Abboud is also working to establish a new corporate mentality on the design end. He’s hiring teams for each brand and installing best practices, including a religious observance of the design calendar. “You have to be on time in this business, but there is no magic wand for this thing. Changing the culture is a day-to-day process.”
The housecleaning is central to both Abboud and Williams’ long-term and short-term goals. They want to provide a solid foundation for the brands’ future growth and, more immediately, convince wary retailers and suppliers that HMX is a worthy vendor again. “My first priority,” said Williams, “is to let retailers know that we will deliver on the promises we make to them.”

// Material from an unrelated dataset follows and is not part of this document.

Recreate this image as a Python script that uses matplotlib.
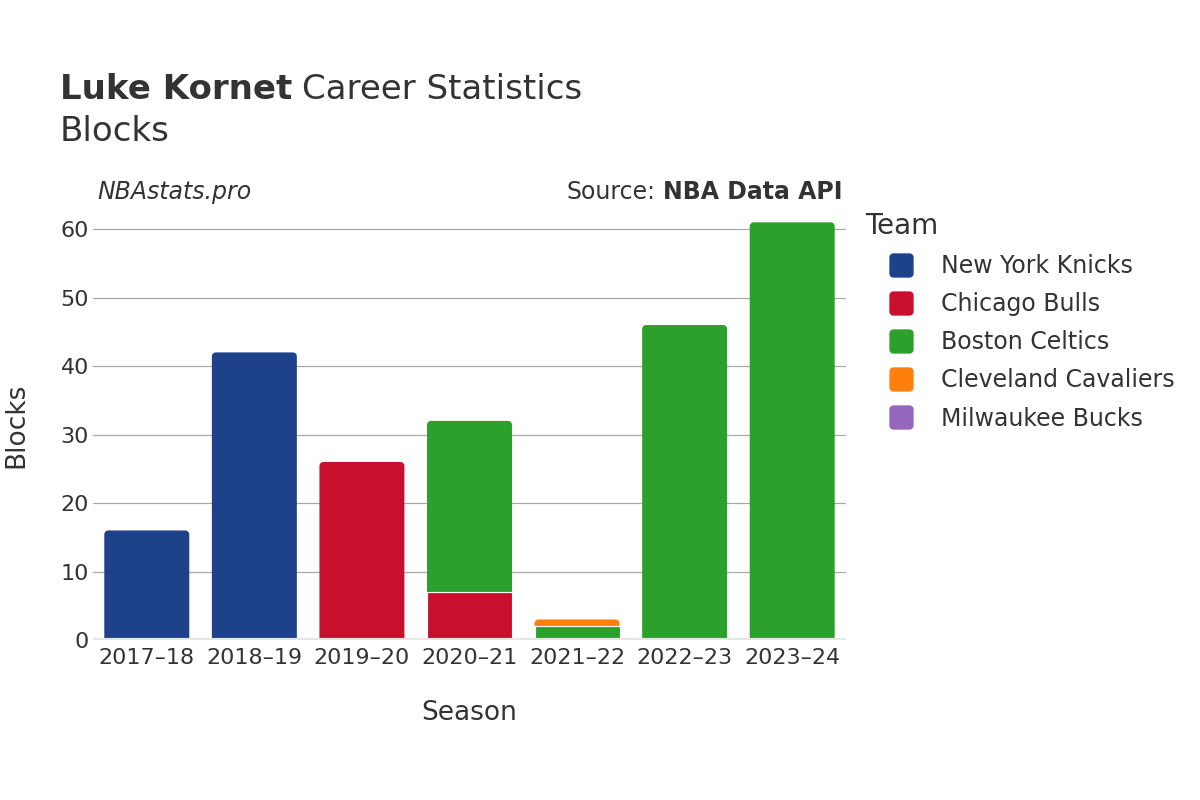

Despite a rough few years, HMX’s better brands are still well-respected and the men’s wear community is closely watching the company’s relaunch. “We all would love to have a reborn brand that can be something new and different and inspiring,” said Bob Mitchell, co-president of the Mitchell family retail group, which has stocked Hickey Freeman for 30 years at Mitchells. “If they can stay true to their heritage yet make it updated and appealing to a younger guy, there’s a place for it.”
As HMX plots the relaunch of its flagship brands, it is also stoking its smaller women’s businesses like Exclusively Misook and Christopher Blue. Longer term, it’s planning to expand a fledgling retail network and take some brands overseas.
For now, it’s focusing on how gilded-but-tarnished brands will relate to a contemporary marketplace and how to win back the market’s faith. For the latter, Williams mantra is: “Execute, execute, execute. It starts with product and ends with product.”